* Start *
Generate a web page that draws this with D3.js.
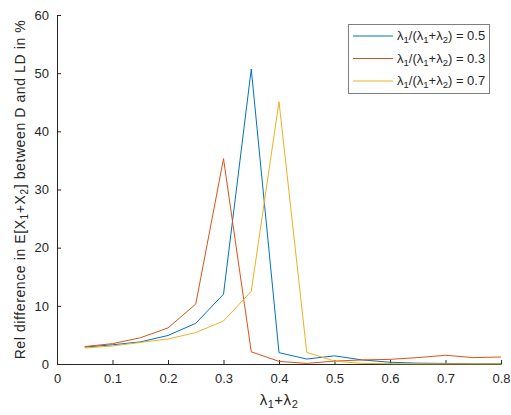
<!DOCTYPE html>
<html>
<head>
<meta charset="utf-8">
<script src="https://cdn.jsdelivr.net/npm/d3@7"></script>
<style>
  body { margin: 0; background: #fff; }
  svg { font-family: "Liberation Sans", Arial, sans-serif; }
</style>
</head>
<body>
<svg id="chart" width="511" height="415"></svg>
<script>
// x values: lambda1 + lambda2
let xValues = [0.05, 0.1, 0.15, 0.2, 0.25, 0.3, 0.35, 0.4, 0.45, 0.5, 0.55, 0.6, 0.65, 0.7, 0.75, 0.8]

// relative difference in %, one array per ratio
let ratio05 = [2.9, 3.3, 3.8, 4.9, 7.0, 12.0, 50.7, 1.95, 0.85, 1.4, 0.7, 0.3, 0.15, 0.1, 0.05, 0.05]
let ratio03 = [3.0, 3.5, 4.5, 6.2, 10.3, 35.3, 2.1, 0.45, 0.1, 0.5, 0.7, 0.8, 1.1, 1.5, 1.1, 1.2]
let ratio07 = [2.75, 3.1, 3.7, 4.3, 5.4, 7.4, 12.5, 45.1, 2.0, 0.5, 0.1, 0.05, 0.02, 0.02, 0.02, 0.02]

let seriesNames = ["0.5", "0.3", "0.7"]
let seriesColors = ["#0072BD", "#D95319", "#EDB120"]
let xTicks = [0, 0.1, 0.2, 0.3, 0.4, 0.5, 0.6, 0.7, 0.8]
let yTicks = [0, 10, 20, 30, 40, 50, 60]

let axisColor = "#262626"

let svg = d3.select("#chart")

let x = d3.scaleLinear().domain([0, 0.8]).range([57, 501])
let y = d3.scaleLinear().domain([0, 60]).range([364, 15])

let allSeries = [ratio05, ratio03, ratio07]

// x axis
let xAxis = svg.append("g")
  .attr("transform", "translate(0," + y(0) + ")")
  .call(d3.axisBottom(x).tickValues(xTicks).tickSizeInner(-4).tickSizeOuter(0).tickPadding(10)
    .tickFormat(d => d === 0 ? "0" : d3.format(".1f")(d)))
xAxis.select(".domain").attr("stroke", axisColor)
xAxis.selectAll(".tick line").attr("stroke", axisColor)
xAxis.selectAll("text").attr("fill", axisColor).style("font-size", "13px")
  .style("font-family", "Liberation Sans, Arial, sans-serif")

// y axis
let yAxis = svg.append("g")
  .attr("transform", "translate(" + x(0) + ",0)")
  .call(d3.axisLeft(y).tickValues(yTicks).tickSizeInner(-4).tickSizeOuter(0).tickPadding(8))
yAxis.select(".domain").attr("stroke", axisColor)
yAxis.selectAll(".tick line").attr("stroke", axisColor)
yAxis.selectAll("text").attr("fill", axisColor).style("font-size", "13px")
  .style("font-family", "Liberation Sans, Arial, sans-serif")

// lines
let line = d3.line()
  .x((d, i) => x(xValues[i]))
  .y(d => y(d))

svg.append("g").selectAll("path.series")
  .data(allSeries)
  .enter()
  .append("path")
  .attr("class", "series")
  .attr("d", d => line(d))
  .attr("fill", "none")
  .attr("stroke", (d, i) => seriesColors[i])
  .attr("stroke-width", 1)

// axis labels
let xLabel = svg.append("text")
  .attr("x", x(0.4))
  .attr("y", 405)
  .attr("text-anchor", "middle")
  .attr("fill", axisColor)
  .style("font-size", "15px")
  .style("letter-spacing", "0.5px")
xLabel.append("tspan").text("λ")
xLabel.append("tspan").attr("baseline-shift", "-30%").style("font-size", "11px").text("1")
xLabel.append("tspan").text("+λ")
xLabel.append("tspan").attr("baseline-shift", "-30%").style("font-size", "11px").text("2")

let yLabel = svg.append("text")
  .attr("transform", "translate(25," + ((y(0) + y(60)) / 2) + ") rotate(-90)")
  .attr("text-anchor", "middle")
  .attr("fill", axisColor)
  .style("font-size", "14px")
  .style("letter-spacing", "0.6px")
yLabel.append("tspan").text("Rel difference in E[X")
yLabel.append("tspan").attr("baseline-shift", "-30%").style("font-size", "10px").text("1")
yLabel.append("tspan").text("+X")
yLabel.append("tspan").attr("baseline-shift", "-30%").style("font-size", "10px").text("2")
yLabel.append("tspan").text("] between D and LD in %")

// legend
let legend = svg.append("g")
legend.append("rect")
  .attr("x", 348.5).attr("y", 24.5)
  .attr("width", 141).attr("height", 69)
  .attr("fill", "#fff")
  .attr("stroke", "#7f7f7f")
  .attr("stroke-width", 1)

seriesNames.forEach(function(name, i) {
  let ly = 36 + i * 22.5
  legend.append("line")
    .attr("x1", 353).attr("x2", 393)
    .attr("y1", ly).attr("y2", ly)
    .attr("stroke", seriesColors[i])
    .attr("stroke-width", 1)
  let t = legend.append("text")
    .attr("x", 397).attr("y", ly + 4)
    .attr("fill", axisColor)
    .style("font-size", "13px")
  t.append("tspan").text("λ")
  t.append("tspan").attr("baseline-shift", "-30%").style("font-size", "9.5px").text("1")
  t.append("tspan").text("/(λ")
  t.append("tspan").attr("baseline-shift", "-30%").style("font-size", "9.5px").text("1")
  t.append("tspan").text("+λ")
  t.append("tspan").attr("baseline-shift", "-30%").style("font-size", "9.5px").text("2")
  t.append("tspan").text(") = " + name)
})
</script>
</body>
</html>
* End *
Aim —
Reproduce each line exactly, please, except for any pictures.

Full solution —
Generate a web page that draws this with D3.js.
<!DOCTYPE html>
<html>
<head>
<meta charset="utf-8">
<script src="https://cdn.jsdelivr.net/npm/d3@7"></script>
<style>
  body { margin: 0; background: #fff; }
  svg { font-family: "Liberation Sans", Arial, sans-serif; }
</style>
</head>
<body>
<svg id="chart" width="511" height="415"></svg>
<script>
// x values: lambda1 + lambda2
let xValues = [0.05, 0.1, 0.15, 0.2, 0.25, 0.3, 0.35, 0.4, 0.45, 0.5, 0.55, 0.6, 0.65, 0.7, 0.75, 0.8]

// relative difference in %, one array per ratio
let ratio05 = [2.9, 3.3, 3.8, 4.9, 7.0, 12.0, 50.7, 1.95, 0.85, 1.4, 0.7, 0.3, 0.15, 0.1, 0.05, 0.05]
let ratio03 = [3.0, 3.5, 4.5, 6.2, 10.3, 35.3, 2.1, 0.45, 0.1, 0.5, 0.7, 0.8, 1.1, 1.5, 1.1, 1.2]
let ratio07 = [2.75, 3.1, 3.7, 4.3, 5.4, 7.4, 12.5, 45.1, 2.0, 0.5, 0.1, 0.05, 0.02, 0.02, 0.02, 0.02]

let seriesNames = ["0.5", "0.3", "0.7"]
let seriesColors = ["#0072BD", "#D95319", "#EDB120"]
let xTicks = [0, 0.1, 0.2, 0.3, 0.4, 0.5, 0.6, 0.7, 0.8]
let yTicks = [0, 10, 20, 30, 40, 50, 60]

let axisColor = "#262626"

let svg = d3.select("#chart")

let x = d3.scaleLinear().domain([0, 0.8]).range([57, 501])
let y = d3.scaleLinear().domain([0, 60]).range([364, 15])

let allSeries = [ratio05, ratio03, ratio07]

// x axis
let xAxis = svg.append("g")
  .attr("transform", "translate(0," + y(0) + ")")
  .call(d3.axisBottom(x).tickValues(xTicks).tickSizeInner(-4).tickSizeOuter(0).tickPadding(10)
    .tickFormat(d => d === 0 ? "0" : d3.format(".1f")(d)))
xAxis.select(".domain").attr("stroke", axisColor)
xAxis.selectAll(".tick line").attr("stroke", axisColor)
xAxis.selectAll("text").attr("fill", axisColor).style("font-size", "13px")
  .style("font-family", "Liberation Sans, Arial, sans-serif")

// y axis
let yAxis = svg.append("g")
  .attr("transform", "translate(" + x(0) + ",0)")
  .call(d3.axisLeft(y).tickValues(yTicks).tickSizeInner(-4).tickSizeOuter(0).tickPadding(8))
yAxis.select(".domain").attr("stroke", axisColor)
yAxis.selectAll(".tick line").attr("stroke", axisColor)
yAxis.selectAll("text").attr("fill", axisColor).style("font-size", "13px")
  .style("font-family", "Liberation Sans, Arial, sans-serif")

// lines
let line = d3.line()
  .x((d, i) => x(xValues[i]))
  .y(d => y(d))

svg.append("g").selectAll("path.series")
  .data(allSeries)
  .enter()
  .append("path")
  .attr("class", "series")
  .attr("d", d => line(d))
  .attr("fill", "none")
  .attr("stroke", (d, i) => seriesColors[i])
  .attr("stroke-width", 1)

// axis labels
let xLabel = svg.append("text")
  .attr("x", x(0.4))
  .attr("y", 405)
  .attr("text-anchor", "middle")
  .attr("fill", axisColor)
  .style("font-size", "15px")
  .style("letter-spacing", "0.5px")
xLabel.append("tspan").text("λ")
xLabel.append("tspan").attr("baseline-shift", "-30%").style("font-size", "11px").text("1")
xLabel.append("tspan").text("+λ")
xLabel.append("tspan").attr("baseline-shift", "-30%").style("font-size", "11px").text("2")

let yLabel = svg.append("text")
  .attr("transform", "translate(25," + ((y(0) + y(60)) / 2) + ") rotate(-90)")
  .attr("text-anchor", "middle")
  .attr("fill", axisColor)
  .style("font-size", "14px")
  .style("letter-spacing", "0.6px")
yLabel.append("tspan").text("Rel difference in E[X")
yLabel.append("tspan").attr("baseline-shift", "-30%").style("font-size", "10px").text("1")
yLabel.append("tspan").text("+X")
yLabel.append("tspan").attr("baseline-shift", "-30%").style("font-size", "10px").text("2")
yLabel.append("tspan").text("] between D and LD in %")

// legend
let legend = svg.append("g")
legend.append("rect")
  .attr("x", 348.5).attr("y", 24.5)
  .attr("width", 141).attr("height", 69)
  .attr("fill", "#fff")
  .attr("stroke", "#7f7f7f")
  .attr("stroke-width", 1)

seriesNames.forEach(function(name, i) {
  let ly = 36 + i * 22.5
  legend.append("line")
    .attr("x1", 353).attr("x2", 393)
    .attr("y1", ly).attr("y2", ly)
    .attr("stroke", seriesColors[i])
    .attr("stroke-width", 1)
  let t = legend.append("text")
    .attr("x", 397).attr("y", ly + 4)
    .attr("fill", axisColor)
    .style("font-size", "13px")
  t.append("tspan").text("λ")
  t.append("tspan").attr("baseline-shift", "-30%").style("font-size", "9.5px").text("1")
  t.append("tspan").text("/(λ")
  t.append("tspan").attr("baseline-shift", "-30%").style("font-size", "9.5px").text("1")
  t.append("tspan").text("+λ")
  t.append("tspan").attr("baseline-shift", "-30%").style("font-size", "9.5px").text("2")
  t.append("tspan").text(") = " + name)
})
</script>
</body>
</html>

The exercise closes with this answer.